Leaving out all pictures, please print only the lines from the one containing "Write a web" through the one containing "1.5, 1.55, 1.6, 1.65, 1.7, 1.75, 1.8, 1.85, 1.9, 1.95];".
===== RECORDS SUPPLIED =====
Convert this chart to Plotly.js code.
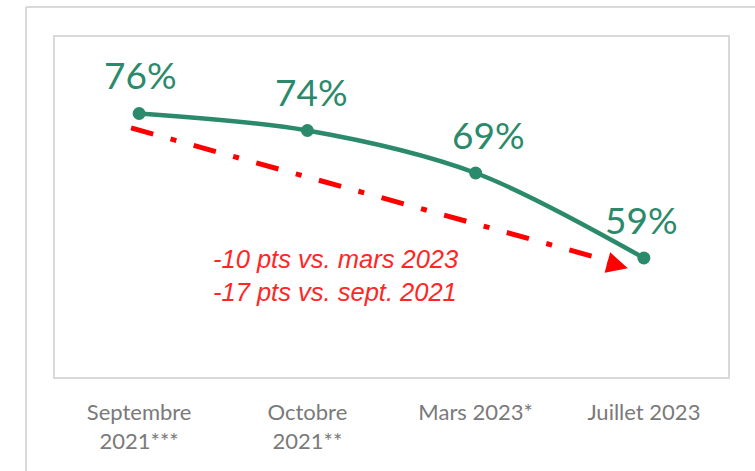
<!DOCTYPE html>
<html>
<head>
<meta charset="utf-8">
<script src="https://cdn.plot.ly/plotly-3.0.1.min.js"></script>
<style>html,body{margin:0;padding:0;background:#fff;}#chart{width:755px;height:471px;}</style>
</head>
<body>
<div id="chart"></div>
<script>
// Data
const categories = ["Septembre<br>2021***", "Octobre<br>2021**", "Mars 2023*", "Juillet 2023"];
const values = [76, 74, 69, 59];
const valueLabels = ["76%", "74%", "69%", "59%"];
const noteLines = ["-10 pts vs. mars 2023", "-17 pts vs. sept. 2021"];

const green = "#2B8A6B";
const red = "#FF0000";
const idx = categories.map((c, i) => i);

const trace = {
  x: idx,
  y: values,
  type: "scatter",
  mode: "lines+markers",
  line: {color: green, width: 4.5, shape: "spline", smoothing: 0.9},
  marker: {color: green, size: 13},
  hoverinfo: "skip"
};

const labelShiftX = [1, 4, 13, -2];
const annotations = values.map((v, i) => ({
  x: i, y: v, xref: "x", yref: "y",
  text: valueLabels[i], showarrow: false,
  xanchor: "center", yanchor: "middle",
  xshift: labelShiftX[i], yshift: 39,
  font: {family: "Lato, 'Open Sans', sans-serif", size: 37, color: green}
}));

// arrow head
annotations.push({
  x: 2.905, y: 57.8, xref: "x", yref: "y",
  ax: -22, ay: -6, axref: "pixel", ayref: "pixel",
  text: "", showarrow: true, arrowhead: 2, arrowsize: 0.85, arrowwidth: 5,
  arrowcolor: red, standoff: 0
});

// note text
annotations.push({
  x: 0.4286, y: 56.9, xref: "x", yref: "y",
  text: noteLines.join("<br>"), showarrow: false,
  xanchor: "left", yanchor: "middle", align: "left",
  font: {family: "'Liberation Sans', Arial, sans-serif", size: 25.5, color: "#FF2626", style: "italic"}
});

const shapes = [
  // outer frame
  {type: "line", xref: "paper", yref: "paper", x0: -0.0431, x1: 1.2, y0: 1.088, y1: 1.088,
   line: {color: "#D9D9D9", width: 2}},
  {type: "line", xref: "paper", yref: "paper", x0: -0.0431, x1: -0.0431, y0: 1.088, y1: -0.5,
   line: {color: "#D9D9D9", width: 2}},
  // dash-dot trend
  {type: "line", xref: "x", yref: "y", x0: -0.048, y0: 74.3, x1: 2.82, y1: 58.5,
   line: {color: red, width: 5, dash: "23px,18px,6px,18px"}}
];

const layout = {
  width: 755, height: 471,
  margin: {l: 55, r: 27, t: 37, b: 94},
  paper_bgcolor: "#ffffff", plot_bgcolor: "#ffffff",
  showlegend: false,
  xaxis: {
    range: [-0.5, 3.5], tickmode: "array", tickvals: idx, ticktext: categories,
    showgrid: false, zeroline: false, showline: true, mirror: true,
    linecolor: "#D9D9D9", linewidth: 2, ticks: "", ticklabelstandoff: 15,
    tickfont: {family: "Lato, 'Open Sans', sans-serif", size: 22, color: "#7A7A7A"},
    fixedrange: true
  },
  yaxis: {
    range: [45, 85], showgrid: false, zeroline: false, showticklabels: false,
    showline: true, mirror: true, linecolor: "#D9D9D9", linewidth: 2, ticks: "",
    fixedrange: true
  },
  shapes: shapes,
  annotations: annotations
};

Plotly.newPlot("chart", [trace], layout, {displayModeBar: false, staticPlot: true});
</script>
</body>
</html>
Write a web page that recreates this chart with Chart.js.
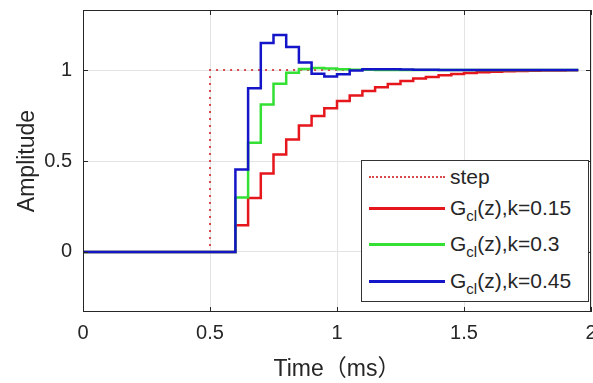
<!DOCTYPE html>
<html>
<head>
<meta charset="utf-8">
<script src="https://cdn.jsdelivr.net/npm/chart.js@4"></script>
<style>
    body { margin: 0; background: #fff; }
    #wrap { position: relative; width: 593px; height: 383px; }
    #legend {
        position: absolute; left: 361px; top: 160px; width: 226px; height: 140px;
        background: #fff; border: 1px solid #333;
        font-family: 'Liberation Sans', Arial, sans-serif; font-size: 21px; color: #262626;
    }
    #legend .row { position: absolute; left: 0; display: flex; align-items: center; height: 30px; }
    #legend .swatch { width: 76px; margin-left: 7px; margin-right: 5px; border-top: 3px solid; }
    #legend .swatch.dotted { border-top: 2px dotted; }
    #legend sub { font-size: 15px; vertical-align: -6px; line-height: 0; }
</style>
</head>
<body>
<div id="wrap">
    <canvas id="chart" width="593" height="383"></canvas>
    <div id="legend"></div>
</div>
<script>
// --- DATOS ---
const times = [0, 0.05, 0.1, 0.15, 0.2, 0.25, 0.3, 0.35, 0.4, 0.45,
    0.5, 0.55, 0.6, 0.65, 0.7, 0.75, 0.8, 0.85, 0.9, 0.95,
    1.0, 1.05, 1.1, 1.15, 1.2, 1.25, 1.3, 1.35, 1.4, 1.45,
    1.5, 1.55, 1.6, 1.65, 1.7, 1.75, 1.8, 1.85, 1.9, 1.95];

const stepInput = [0, 0, 0, 0, 0, 0, 0, 0, 0, 0,
    1, 1, 1, 1, 1, 1, 1, 1, 1, 1,
    1, 1, 1, 1, 1, 1, 1, 1, 1, 1,
    1, 1, 1, 1, 1, 1, 1, 1, 1, 1];

const respK015 = [0, 0, 0, 0, 0, 0, 0, 0, 0, 0,
    0, 0, 0.147, 0.297, 0.431, 0.536, 0.618, 0.695, 0.747, 0.79,
    0.83, 0.86, 0.885, 0.905, 0.923, 0.94, 0.953, 0.962, 0.971, 0.978,
    0.984, 0.988, 0.991, 0.993, 0.995, 0.996, 0.997, 0.998, 0.999, 0.999];

const respK030 = [0, 0, 0, 0, 0, 0, 0, 0, 0, 0,
    0, 0, 0.30, 0.60, 0.81, 0.925, 0.985, 1.006, 1.011, 1.008,
    1.004, 1.002, 1.001, 1.0, 1.0, 1.0, 1.0, 1.0, 1.0, 1.0,
    1.0, 1.0, 1.0, 1.0, 1.0, 1.0, 1.0, 1.0, 1.0, 1.0];

const respK045 = [0, 0, 0, 0, 0, 0, 0, 0, 0, 0,
    0, 0, 0.453, 0.90, 1.148, 1.193, 1.127, 1.042, 0.979, 0.965,
    0.977, 0.998, 1.004, 1.005, 1.004, 1.003, 1.002, 1.001, 1.0, 1.0,
    1.0, 1.0, 1.0, 1.0, 1.0, 1.0, 1.0, 1.0, 1.0, 1.0];

const xTicks = [0, 0.5, 1, 1.5, 2];
const yTicks = [0, 0.5, 1];

const seriesNames = ['step', 'G<sub>cl</sub>(z),k=0.15', 'G<sub>cl</sub>(z),k=0.3', 'G<sub>cl</sub>(z),k=0.45'];
const seriesColors = ['#d9484a', '#e5161c', '#33e033', '#1414c8'];

const FONT = "'Liberation Sans', Arial, 'Noto Sans CJK SC', sans-serif";
const TEXT = '#262626';

const toPoints = vals => times.map((t, i) => ({ x: t, y: vals[i] }));

// marco y marcas de graduación hacia dentro (estilo MATLAB)
const axisFrame = {
    id: 'axisFrame',
    afterDraw(chart) {
        const { ctx, chartArea: a, scales: { x, y } } = chart;
        const len = 5;
        ctx.save();
        ctx.strokeStyle = '#262626';
        ctx.lineWidth = 1;
        ctx.strokeRect(a.left + 0.5, a.top + 0.5, a.width - 1, a.height - 1);
        ctx.beginPath();
        xTicks.forEach(v => {
            const px = Math.round(x.getPixelForValue(v)) + 0.5;
            ctx.moveTo(px, a.bottom); ctx.lineTo(px, a.bottom - len);
            ctx.moveTo(px, a.top); ctx.lineTo(px, a.top + len);
        });
        yTicks.forEach(v => {
            const py = Math.round(y.getPixelForValue(v)) + 0.5;
            ctx.moveTo(a.left, py); ctx.lineTo(a.left + len, py);
            ctx.moveTo(a.right, py); ctx.lineTo(a.right - len, py);
        });
        ctx.stroke();
        ctx.restore();
    }
};

const datasets = [
    { label: 'step', data: toPoints(stepInput), borderColor: seriesColors[0], borderWidth: 2, borderDash: [2, 5], order: 4 },
    { label: 'Gcl(z),k=0.15', data: toPoints(respK015), borderColor: seriesColors[1], borderWidth: 2.5, order: 3 },
    { label: 'Gcl(z),k=0.3', data: toPoints(respK030), borderColor: seriesColors[2], borderWidth: 2.5, order: 2 },
    { label: 'Gcl(z),k=0.45', data: toPoints(respK045), borderColor: seriesColors[3], borderWidth: 2.5, order: 1 }
];
datasets.forEach(d => { d.stepped = true; d.pointRadius = 0; d.fill = false; });

new Chart(document.getElementById('chart'), {
    type: 'line',
    data: { datasets },
    options: {
        responsive: false,
        animation: false,
        layout: { padding: { top: 10, right: 2, left: 0, bottom: 0 } },
        plugins: { legend: { display: false }, tooltip: { enabled: false } },
        scales: {
            x: {
                type: 'linear', min: 0, max: 2,
                afterBuildTicks: s => { s.ticks = xTicks.map(v => ({ value: v })); },
                afterFit: s => { s.height = 71; s.paddingLeft = 0; s.paddingRight = 0; },
                grid: { color: '#e3e3e3', drawTicks: false },
                border: { display: false },
                ticks: { padding: 9, color: TEXT, font: { family: FONT, size: 20 }, callback: v => String(v), maxRotation: 0 },
                title: { display: true, text: 'Time（ms）', color: TEXT, font: { family: FONT, size: 23 }, padding: { top: 0, bottom: 0 } }
            },
            y: {
                type: 'linear', min: -0.33, max: 1.33,
                afterBuildTicks: s => { s.ticks = yTicks.map(v => ({ value: v })); },
                afterFit: s => { s.width = 83; s.paddingTop = 0; s.paddingBottom = 0; },
                grid: { color: '#e3e3e3', drawTicks: false },
                border: { display: false },
                ticks: { padding: 11, color: TEXT, font: { family: FONT, size: 20 }, callback: v => String(v) },
                title: { display: true, text: 'Amplitude', color: TEXT, font: { family: FONT, size: 23 }, padding: { top: 14, bottom: 0 } }
            }
        }
    },
    plugins: [axisFrame]
});

// --- LEYENDA (HTML para poder usar subíndices) ---
const legend = document.getElementById('legend');
const rowTops = [1, 32, 68, 105];
seriesNames.forEach((name, i) => {
    const row = document.createElement('div');
    row.className = 'row';
    row.style.top = rowTops[i] + 'px';
    const sw = document.createElement('span');
    sw.className = i === 0 ? 'swatch dotted' : 'swatch';
    sw.style.borderColor = seriesColors[i];
    const txt = document.createElement('span');
    txt.innerHTML = name;
    row.appendChild(sw);
    row.appendChild(txt);
    legend.appendChild(row);
});
</script>
</body>
</html>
=====
# EXERCISE ANSWER
Write a web page that recreates this chart with Chart.js.
<!DOCTYPE html>
<html>
<head>
<meta charset="utf-8">
<script src="https://cdn.jsdelivr.net/npm/chart.js@4"></script>
<style>
    body { margin: 0; background: #fff; }
    #wrap { position: relative; width: 593px; height: 383px; }
    #legend {
        position: absolute; left: 361px; top: 160px; width: 226px; height: 140px;
        background: #fff; border: 1px solid #333;
        font-family: 'Liberation Sans', Arial, sans-serif; font-size: 21px; color: #262626;
    }
    #legend .row { position: absolute; left: 0; display: flex; align-items: center; height: 30px; }
    #legend .swatch { width: 76px; margin-left: 7px; margin-right: 5px; border-top: 3px solid; }
    #legend .swatch.dotted { border-top: 2px dotted; }
    #legend sub { font-size: 15px; vertical-align: -6px; line-height: 0; }
</style>
</head>
<body>
<div id="wrap">
    <canvas id="chart" width="593" height="383"></canvas>
    <div id="legend"></div>
</div>
<script>
// --- DATOS ---
const times = [0, 0.05, 0.1, 0.15, 0.2, 0.25, 0.3, 0.35, 0.4, 0.45,
    0.5, 0.55, 0.6, 0.65, 0.7, 0.75, 0.8, 0.85, 0.9, 0.95,
    1.0, 1.05, 1.1, 1.15, 1.2, 1.25, 1.3, 1.35, 1.4, 1.45,
    1.5, 1.55, 1.6, 1.65, 1.7, 1.75, 1.8, 1.85, 1.9, 1.95];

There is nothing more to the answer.